First we hear from Tommy DeVito (Erik Bates), who in addition to starting the group is also the reason for its breakup. Then we meet Bob Gaudio (the Huckleberry Finn-like Andrew Rannells), who wrote the music for most of the hit songs. After hearing Valli's amazing falsetto, Gaudio says, "After eight bars, I know I need to write for this voice." That kind of quiet fervor is at the core of this high-octane morality tale that pits avarice against passion. In Act Two the group's quiet member, Nick Massi (Steve Gouveia), finally opens up. The evening crescendos when it finally focuses on Valli (Christopher Kale Jones), who has spent his life "chasing the music."

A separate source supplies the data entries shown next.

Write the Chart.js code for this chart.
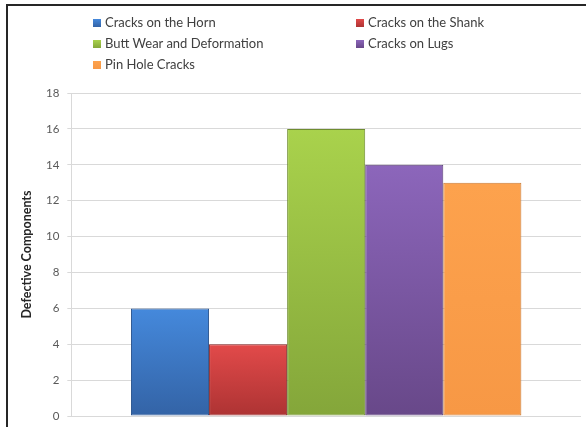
<!DOCTYPE html>
<html>
<head>
<meta charset="utf-8">
<script src="https://cdn.jsdelivr.net/npm/chart.js@4"></script>
<style>
  html, body { margin: 0; padding: 0; background: #fff; overflow: hidden; }
  #wrap { position: relative; width: 586px; height: 427px; overflow: hidden; }
  #myBarChart { display: block; }
  #frame { position: absolute; left: 6px; top: 4px; width: 700px; height: 500px; border: 2px solid #262626; box-sizing: border-box; pointer-events: none; }
  #legend { position: absolute; left: 0; top: 0; font-family: Lato, "Open Sans", sans-serif; font-size: 13px; color: #404040; }
  .item { position: absolute; white-space: nowrap; line-height: 14px; }
  .box { display: inline-block; width: 8px; height: 8px; margin-right: 4px; vertical-align: 0px; }
</style>
</head>
<body>
<div id="wrap">
  <canvas id="myBarChart" width="586" height="431"></canvas>
  <div id="legend"></div>
  <div id="frame"></div>
</div>
<script>
// Data
const categories = [""];
const seriesNames = [
  "Cracks on the Horn",
  "Cracks on the Shank",
  "Butt Wear and Deformation",
  "Cracks on Lugs",
  "Pin Hole Cracks",
];
const seriesValues = [6, 4, 16, 14, 13];
const yTicks = [0, 2, 4, 6, 8, 10, 12, 14, 16, 18];

// warna atas / bawah tiap batang (gradasi ala Excel)
const barColors = [
  { top: "#4589dc", bottom: "#3363a6", line: "#2c558f" },
  { top: "#e24a4a", bottom: "#ad3333", line: "#8e2a2a" },
  { top: "#a9d24c", bottom: "#84a63a", line: "#6f8c30" },
  { top: "#8c66bb", bottom: "#684889", line: "#573c74" },
  { top: "#fda24d", bottom: "#f79845", line: "#c97a35" },
];

function barGradient(context) {
  const chart = context.chart;
  const c = barColors[context.datasetIndex];
  const area = chart.chartArea;
  if (!area || typeof context.raw === "undefined") return c.top;
  const yTop = chart.scales.y.getPixelForValue(context.raw);
  const g = chart.ctx.createLinearGradient(0, yTop, 0, area.bottom);
  g.addColorStop(0, c.top);
  g.addColorStop(1, c.bottom);
  return g;
}

const ctxBar = document.getElementById("myBarChart");
const myBarChart = new Chart(ctxBar, {
  type: "bar",
  data: {
    labels: categories,
    datasets: seriesNames.map((name, i) => ({
      label: name,
      data: [seriesValues[i]],
      backgroundColor: barGradient,
      borderColor: barColors[i].line,
      borderWidth: 1,
      borderSkipped: false,
      barPercentage: 1,
      categoryPercentage: 0.766,
    })),
  },
  options: {
    responsive: false,
    animation: false,
    layout: {
      padding: { top: 93, bottom: 0, left: 19, right: 5 },
    },
    plugins: {
      legend: { display: false },
      tooltip: { enabled: false },
    },
    scales: {
      x: {
        display: false,
      },
      y: {
        min: 0,
        max: 18,
        afterBuildTicks: (axis) => {
          axis.ticks = yTicks.map((v) => ({ value: v }));
        },
        grid: {
          color: "#d9d9d9",
          lineWidth: 1,
          tickLength: 4,
          drawTicks: true,
        },
        border: { color: "#d9d9d9" },
        ticks: {
          color: "#595959",
          padding: 8,
          font: { family: "Lato, 'Open Sans', sans-serif", size: 11.5 },
        },
        title: {
          display: true,
          text: "Defective Components",
          color: "#262626",
          padding: { top: 0, bottom: 4 },
          font: { family: "Lato, 'Open Sans', sans-serif", size: 12.5, weight: "bold" },
        },
      },
    },
  },
});

// Legend HTML dua kolom
const legendPos = [
  { x: 93, y: 15 },
  { x: 356, y: 15 },
  { x: 93, y: 36 },
  { x: 356, y: 36 },
  { x: 93, y: 57 },
];
const legendEl = document.getElementById("legend");
seriesNames.forEach((name, i) => {
  const item = document.createElement("div");
  item.className = "item";
  item.style.left = legendPos[i].x + "px";
  item.style.top = legendPos[i].y + "px";
  const box = document.createElement("span");
  box.className = "box";
  box.style.background =
    "linear-gradient(" + barColors[i].top + ", " + barColors[i].bottom + ")";
  item.appendChild(box);
  item.appendChild(document.createTextNode(name));
  legendEl.appendChild(item);
});
</script>
</body>
</html>
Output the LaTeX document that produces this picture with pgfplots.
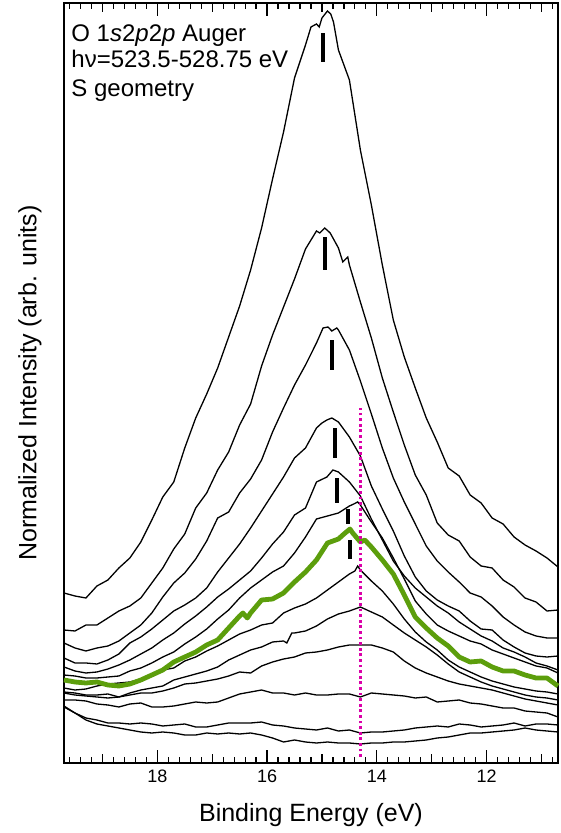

Although Jersey Boys masquerades as a Broadway musical, it also exploits the mass hysteria of a rock & roll concert, emits the echoing sounds of a studio recording session and employs the spare, minimalist dialogue of a lean motion-picture script. (Some of the early scenes, as the characters and their environment are introduced, might be a little too skeletal; be patient, everything and everyone will fall into place soon enough.) By mixing stage, film and concert together, Jersey Boys serves up a hybrid that is refreshingly original. Some musicals pretend to pay tribute to decades past. Grease, for instance, bills itself as a comic send-up of the 1950s; The Wedding Singer has the chutzpah to suggest that the 1980s are already worth romanticizing. Jersey Boys is mostly set in the 1960s (The Four Seasons exploded onto the scene with "Sherry" in 1962), but there is not a drop of sentiment all night long. This is a primer about ego and vanity, disillusionment and recrimination.
Best of all, it tells a story we do not know.
The Broadway musical theater has been crippled by its dependency on movies for subject matter — which in turn guarantees that the customer is already familiar with the story line before he ever enters the theater. By contrast, Jersey Boys delivers one surprise after another — not the least of which is that we find ourselves spellbound by four guys, at least three of whom are not notably appealing.
The production is as polished as a shiny gold record. Everything is geared to telling the story — or, in this case, four stories. The lighting, the visual effects, the video projections. (Hey, there's Ed Sullivan, that guy from Bye Bye Birdie, up on the screen.) The thoughtfully effective costumes grow ever more somber as the evening darkens. Director Des McAnuff, while keeping most of the action hurtling along at a fever pitch, is not afraid to slow things down and let the actors act — which is something else we don't see much of in today's musicals. But it's a smart move, because the cast is sensational. Technology makes Jersey Boys an exhilarating experience; these four actors make that experience human and deeply moving.